Ich halte es außerdem für wichtig, dass auch gezeigt wird, dass der Tod nicht nur ernst und traurig sein muss, beispielsweise in Filmen oder Theaterstücken. Das kann viel dazu beitragen, dass man die Angst vor der Thematik verliert.

sds19: Magst du uns Bücher, Filme und/oder Musik zum Thema Leben, Sterben und Tod empfehlen?

Das Buch „Tanz ums Grab“ von Nigel Barley finde ich sehr gut – darin kann man die kuriosesten Sachen zum Umgang mit Toten, vor allem in indigenen Kulturen, lesen.
Und, wenn auch ein bisschen abstrakt, „Der Schrecksenmeister“ von Walter Moers. Dabei geht es um eine Katze, die ihr Leben verkauft, um ein paar letzte Wochen in Saus und Braus zu leben – für mich ein großartiges Buch, was sehr unterhaltsam ist, gleichzeitig aber auch zum Nachdenken anregt und für jede Altersklasse geeignet ist.
Die Hannibal Lecter-Romane von Thomas Harris und die jeweiligen Verfilmungen treffen meinen persönlichen Geschmack auch sehr, sind aber sicherlich nicht für jedermann geeignet.

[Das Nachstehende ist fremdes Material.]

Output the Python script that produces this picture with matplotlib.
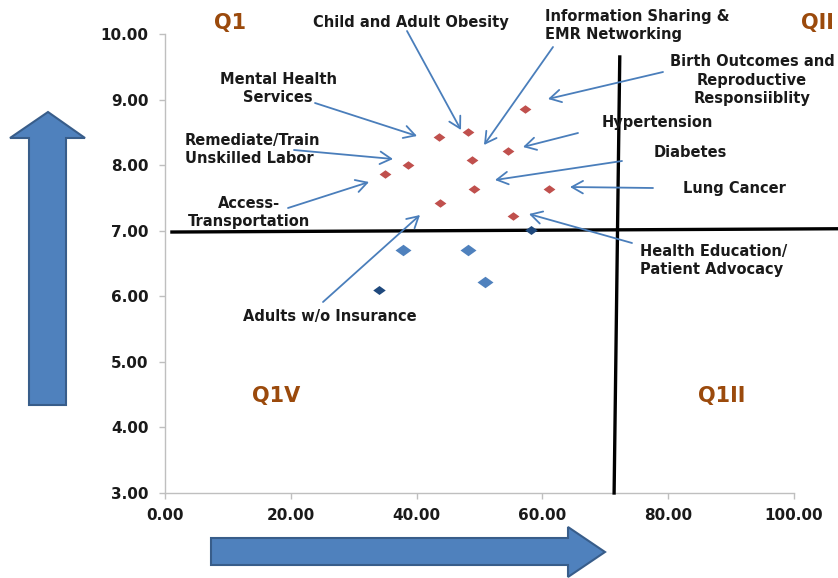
import numpy as np
import matplotlib
matplotlib.use('Agg')
import matplotlib.pyplot as plt
from matplotlib.patches import Polygon, FancyArrowPatch

# scatter values
red_x = [57.3, 48.2, 43.6, 54.6, 48.8, 38.6, 34.9, 49.1, 61.0, 43.7, 55.3]
red_y = [8.86, 8.50, 8.43, 8.22, 8.08, 8.00, 7.86, 7.64, 7.64, 7.43, 7.22]
blue_x = [37.8, 48.1, 50.9]
blue_y = [6.71, 6.71, 6.22]
dark_x = [58.2, 34.1]
dark_y = [7.01, 6.09]

x_ticks = [0, 20, 40, 60, 80, 100]
y_ticks = [3, 4, 5, 6, 7, 8, 9, 10]

# callout labels: text, text position (px from top-left), alignment, arrow start, arrow tip
callouts = [
    ('Child and Adult Obesity', (411, 22), 'center', (407, 31), (461, 130)),
    ('Information Sharing &\nEMR Networking', (545, 26), 'left', (553, 47), (484, 145)),
    ('Birth Outcomes and\nReproductive\nResponsiiblity', (752, 80), 'center', (663, 72), (548, 99)),
    ('Hypertension', (657, 123), 'center', (578, 133), (523, 147)),
    ('Diabetes', (690, 153), 'center', (622, 161), (495, 180)),
    ('Lung Cancer', (734, 188), 'center', (653, 188), (570, 187)),
    ('Health Education/\nPatient Advocacy', (640, 261), 'left', (632, 243), (529, 214)),
    ('Adults w/o Insurance', (330, 317), 'center', (323, 302), (420, 215)),
    ('Access-\nTransportation', (249, 212), 'center', (288, 208), (369, 182)),
    ('Remediate/Train\nUnskilled Labor', (185, 149), 'left', (294, 150), (393, 159)),
    ('Mental Health\nServices', (278, 88), 'center', (315, 103), (417, 136)),
]

quadrants = [('Q1', (230, 23)), ('QII', (817, 23)), ('Q1V', (276, 396)), ('Q1II', (722, 396))]

W, H = 838, 578


def fp(x, y):
    # pixel (top-left origin) -> figure fraction
    return (x / W, 1 - y / H)


fig = plt.figure(figsize=(8.38, 5.78), dpi=100)
ax = fig.add_axes([165 / W, 1 - 493 / H, (794 - 165) / W, (493 - 34) / H])

diamond = [(-1, 0), (0, 0.72), (1, 0), (0, -0.72), (-1, 0)]
ax.plot(red_x, red_y, ls='none', marker=diamond, ms=8.5, color='#C0504D', mec='none', zorder=4)
ax.plot(blue_x, blue_y, ls='none', marker=diamond, ms=11.5, color='#4F81BD', mec='none', zorder=4)
ax.plot(dark_x, dark_y, ls='none', marker=diamond, ms=9, color='#1F497D', mec='none', zorder=4)

ax.set_xlim(0, 100)
ax.set_ylim(3, 10)
ax.set_xticks(x_ticks)
ax.set_yticks(y_ticks)
ax.xaxis.set_major_formatter(plt.FormatStrFormatter('%.2f'))
ax.yaxis.set_major_formatter(plt.FormatStrFormatter('%.2f'))
for s in ['top', 'right']:
    ax.spines[s].set_visible(False)
for s in ['left', 'bottom']:
    ax.spines[s].set_color('#BFBFBF')
    ax.spines[s].set_linewidth(1)
ax.tick_params(direction='out', length=4, width=1, color='#BFBFBF', labelcolor='#1a1a1a')
ax.tick_params(axis='y', pad=8)
ax.tick_params(axis='x', pad=7)
for lab in ax.get_xticklabels() + ax.get_yticklabels():
    lab.set_fontfamily('DejaVu Sans')
    lab.set_fontweight('bold')
    lab.set_fontsize(11)

# quadrant divider lines (hand drawn in the original, run past the axes)
ax.plot([1.1, 107], [6.98, 7.03], color='black', lw=2.4, clip_on=False, zorder=3)
ax.plot([72.3, 71.4], [9.65, 3.0], color='black', lw=2.4, clip_on=False, zorder=3)

for txt, pos, ha, start, tip in callouts:
    fig.text(*fp(*pos), txt, ha=ha, va='center', fontsize=10.5, fontweight='bold',
             family='DejaVu Sans', color='#1a1a1a', linespacing=1.25)
    arr = FancyArrowPatch(fp(*start), fp(*tip), transform=fig.transFigure,
                          arrowstyle='->,head_length=8,head_width=4.5', color='#4A7EBB',
                          lw=1.3, shrinkA=0, shrinkB=0, zorder=5)
    fig.patches.append(arr)

for q, pos in quadrants:
    fig.text(*fp(*pos), q, ha='center', va='center', fontsize=15, fontweight='bold',
             family='DejaVu Sans', color='#9B4A0C')

# big block arrows
up = [(29, 405), (66, 405), (66, 138), (85, 138), (48, 112), (10, 138), (29, 138)]
right = [(211, 538), (568, 538), (568, 527), (605, 552), (568, 577), (568, 565), (211, 565)]
for pts in (up, right):
    fig.patches.append(Polygon([fp(*p) for p in pts], closed=True, transform=fig.transFigure,
                               facecolor='#4F81BD', edgecolor='#385D8A', lw=1.5))

fig.savefig('out.png', dpi=100)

sds19: Was ist unser Erbe, was ist unsere Zukunft? Was wünschst du dir für ein besseres menschliches Miteinander?

Ich muss zugeben, dass ich unsere Zukunft momentan eher kritisch sehe. Reale Interaktionen zwischen Menschen treten immer mehr zugunsten neuer technologischer Möglichkeiten in den Hintergrund, das Leben wird immer mehr durch Bildschirme erlebt. Ich würde mir wünschen, dass die Menschen in Zukunft wieder mehr auf eigene, reale Erfahrungen vertrauen und so merken, dass viele Vorurteile nicht gerechtfertigt sind und der direkte menschliche Kontakt durch nichts zu ersetzen ist.

sds19: Was bedeuten für dich Freiheit, Schutz der Menschenwürde und Gleichberechtigung?

Das sind für mich drei Grundpfeiler unserer Gesellschaft. Jeder sollte die gleichen Grundvorraussetzungen haben, um sein Leben zu gestalten wie er möchte. Und damit meine ich vor allem, dass niemandem etwas verwehrt bleibt, weil er das „falsche“ Geschlecht hat, zu alt oder zu jung ist oder in einem anderen Land geboren wurde.

sds19: Welches ist dein Lieblingszitat zum Thema Leben, Schmerz und Tod?
„It’s better to burn out then to fade away.“ (Kurt Cobain)

sds19: Zum Schluss möchten wir dich noch bitten, folgende drei Sätze mit deinen eigenen Worten zu ergänzen:

1. Eines Tages werde ich sterben …
und hoffentlich zufrieden auf ein erfülltes Leben zurückblicken können.

2. Unsterblichkeit wäre …
für mich nicht erstrebenswert.

3. Das Leben ist …
wertvoll und sollte in vollen Zügen ausgekostet werden.